Zebrafish (Danio rerio) lines Tg(gfap:GFP)mi2002 (Bernardos and Raymond, 2006), Tg(gfap:nGFP)mi2004 (Bernardos et al., 2007), Tg(sws1:GFP;sws2:mCherry) and cdh2^+/m117 (Malicki et al., 2003) were maintained at 28°C in a 14 hour/10 hour light/dark cycle according to standard husbandry protocols. The University of Michigan Committee on the Use and Care of Animals approved all experimental procedures.

Brief exposures (30 minutes) to intense light destroyed photoreceptors as described previously (Bernardos et al., 2007). To destroy inner retinal neurons, 0.04 mM ouabain in 0.9% sodium chloride was injected intraocularly to achieve an estimated intraocular concentration of 2 μM, as described previously (Fimbel et al., 2007; Raymond et al., 1988).

Immunocytochemistry on retinal cryosections and flat mounts was as previously described (Barthel and Raymond, 1990; Raymond et al., 2006; Bernardos et al., 2007). Nuclei were stained with Hoechst and slides mounted in Prolong Gold (Invitrogen). Antibodies are listed in supplementary material Table S1. A guinea pig polyclonal antibody against zebrafish Rx1 was generated by Open Biosystems with the following peptides: aa 63-83 (KVGGESLGEPGKLDQRVQPYGH) and aa 109-126 (GDLGDLRKAIESKSKSPD). Zebrafish rlbp1a (Collery et al., 2008) was used for in situ hybridization (Raymond et al., 2006).

To label proliferating cells, fish were placed in aquarium system water with the following thymidine analogs for up to 2 days: 1 mM 5-bromo-2′-deoxyuridine (BrdU; Sigma) buffered with 10 mM HEPES (pH 7.2), or 125 μM or 250 μM 5-ethynyl-2′-deoxyuridine (EdU; Invitrogen).

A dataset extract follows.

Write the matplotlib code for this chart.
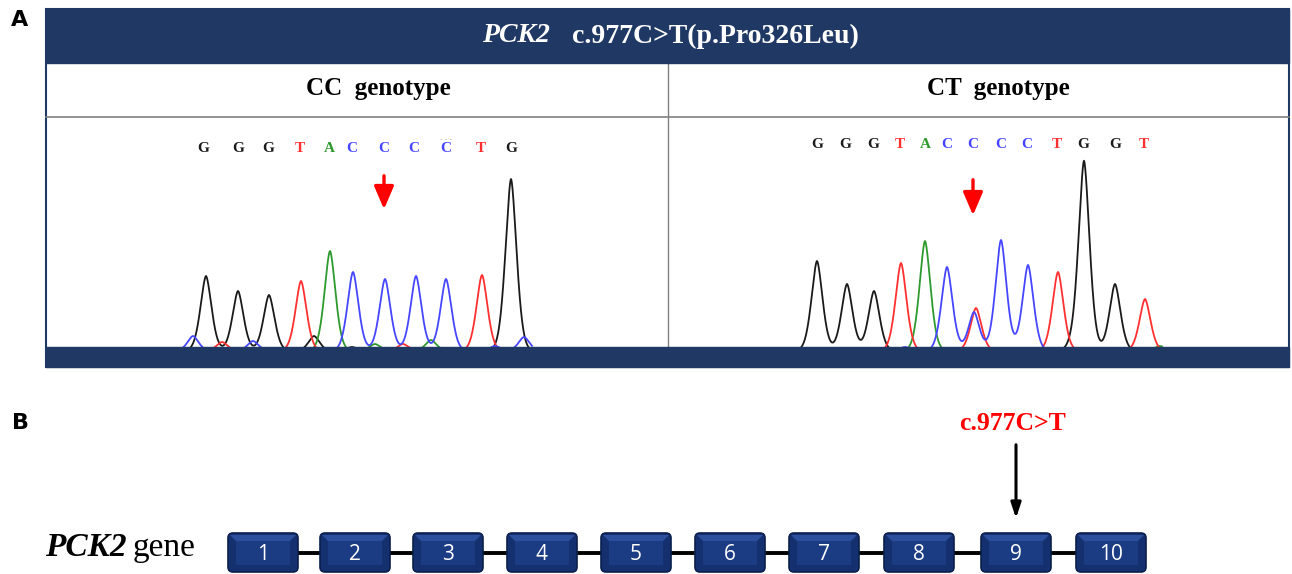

Isolated retinas were fixed (Barthel and Raymond, 1990), rinsed, treated with 2 N HCl in PBS with 0.5% Triton X-100 for 45 minutes and rinsed with 3% bovine serum albumin (BSA) in PBS/1% Tween/1% Triton X-100. To detect EdU, retinas were incubated with Click-iT reaction mixture (Invitrogen) for 45 minutes, rinsed with PBS/1% Tween/1% Triton X-100, blocked for 2 hours in 10% normal goat serum/1% Triton X-100/1% Tween 20/1% DMSO, and incubated in primary and secondary antibodies overnight at room temperature. BrdU detection was as previously described (Bernardos et al., 2007).

Immunofluorescence images were collected on a Zeiss AxioImager with ApoTome and AxioCam (Carl Zeiss Microimaging) or a Leica SP5 laser scanning confocal microscope (Leica Microsystems). Contrast of the entire image was adjusted with Adobe Photoshop (Adobe Systems). Using ImageJ (National Institutes of Health), the number of PCNA⁺ and HuC/D⁺ nuclei at 100 μm or 400 μm dorsal to the optic disc, respectively, was counted in radial retinal cryosections. All pH3⁺ nuclei were counted in radial retinal cryosections containing the optic disc in three to four sections per retina from four fish. GFP⁺ Müller glia and regenerated cone photoreceptors were counted in the temporal region of flat-mounted retina (six or three retinas from three fish, respectively). All BLBP⁺/PCNA⁺ Müller glia were counted in two radial cryosections per retina from four fish. Statistical significance was determined by ANOVA with Tukey’s post-hoc test with JMP statistics software (SAS Institute).

The cdh2^m117 allele has a T-to-G point mutation introducing a BsmBI site (Malicki et al., 2003). Total RNA was isolated (TRIzol RNA Isolation Regent; Invitrogen) and reverse transcribed (Superscript II Reverse Transcriptase; Invitrogen). PCR products amplified with cadherin-2 specific primers (5′-ccgagggacaagttctgctc-3′: 5′-tactgaggcaccttctcacg-3) were digested with BsmBI; three biological replicates, two retinas per sample.

We thank Dilip Pawar for fish husbandry; Shoji Kawamura for zebrafish opsin transgenic lines and plasmid constructs; and Breandan Kennedy for the rlbp1a plasmid. The cdh2^m117 mutant line was obtained from the Zebrafish International Resource Center.